Madison-based international consultant wants ‘stretch targets’ for state economy, education

David Baskerville says Wisconsin needs “stretch targets” in a big way — and this has nothing to do with Wisconsinites’ penchant for fatty foods.

It’s about positioning the state economy for future growth.

Fist, the retired executive and international consultant would like the Badger State to increase its per capita income to 10 percent above Minnesota’s within 20 years. Wisconsin – which led its neighbor to the west until 1980 – currently lags behind Minnesota in per capita income by a hefty $4,600, says Baskerville.

The second goal is for Wisconsin students to reach the math test score levels of their counterparts in Singapore and Finland, Japanese levels in science and Canadian levels in reading. If they don’t, he says, Wisconsin will fall further behind its national and international competition and have a harder time attracting companies to set up shop in the Badger state – to say nothing of keeping the ones that are here.

“In visits to many, many factories, I observed that somehow our workers weren’t reading, writing and counting as well as workers in the first world and even some of the developing countries,” he says.

Baskerville, who was born and raised in Madison, spent eight years in Japan with his Lutheran missionary parents. He went to business school in Boston and had a 40-year-long career away from the Badger State. He returned to the capital city in 1993 to set up a consulting office from where he mostly helping Fortune 500 companies with their strategic planning.

He was in China five times last year, but plans to reduce that work as he spends more time garnering support for his stretch targets for Wisconsin. He currently distributes a scorecard every four months tracking how the state is doing. He now has around 200 recipients, but has the lofty goal of reaching several million.

Baskerville wants to make it clear that he thinks Wisconsin – warts and all – is a wonderful state. And he’s more than a little proud of UW-Madison, one of the country’s top research universities, and homegrown success stories like Promega and Epic.

“I love the four seasons, and I have no regrets about living here, even when it is minus 10 below zero,” quipped Baskerville, who says former colleagues who now live in Florida or Hawaii sometimes call him during the winter to ask about life in the frozen north.

“Wisconsin is great, but it’s in trouble economically and it’s not going forward in the right direction,” he said. “And like many parts of the country – most of them – we also have real challenges in K-12 education.”

Baskerville says he’s politically independent, but has become an activist in order to hold state leaders accountable.

“I’ve been drawn into this, because I care about our state and because I think my business experience could be helpful,” he said. “In business, it’s important to get an organization committed to long-term goals – which they usually only do because they are in dire straits or have an unusual opportunity.

“It also can bring the troops together, so to speak.
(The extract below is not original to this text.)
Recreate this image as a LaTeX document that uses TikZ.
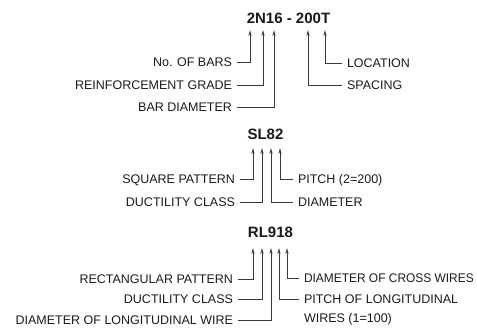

It takes a lot of work because the first reaction in an organization with stockholders and boards is ‘You can’t do it… shouldn’t do it… no one has ever done it … we don’t have the resources to do it…'”

But Baskerville says such goals can work, citing the U.S. successful target of putting a man on the moon or the work of Louis Gerstner, credited with turning IBM around in the 1990s.

“The reason I think this should apply to Wisconsin is that we have many good people here,” says Baskerville, who argued that the Badger State should go after foreign investment aggressively. He notes that since the 1980s, other states have attracted 16 good-paying, foreign automobile factories.

But with the current hyper-partisan political climate in Wisconsin, he says it will take a groundswell of effort by ordinary and angry citizens – not politicians at the top – saying “this is where we ought to be.”

Adds Baskerville: “But we have the resources to get there if we have the political will. And by the way, we have a fairly simple scorecard to keep track of our progress.”

Baskerville likes to use the comparison to Minnesota because it is demographically similar to Wisconsin and has even colder winters.

During his numerous trips to Minnesota, he’s realized “something different is going on up there.

“When I was a kid growing up in the 40s and 50s we had a better economy than Minnesota. Starting in 1980, they moved ahead of us. During that time, they have moved from No. 19 to No. 14 in the country. We have moved from No. 18 to No. 30. That tells me something isn’t going quite right. They have many times the venture capital investments that we have and they’ve been able to keep more of their large company headquarters from departing. But I think there’s more, too.”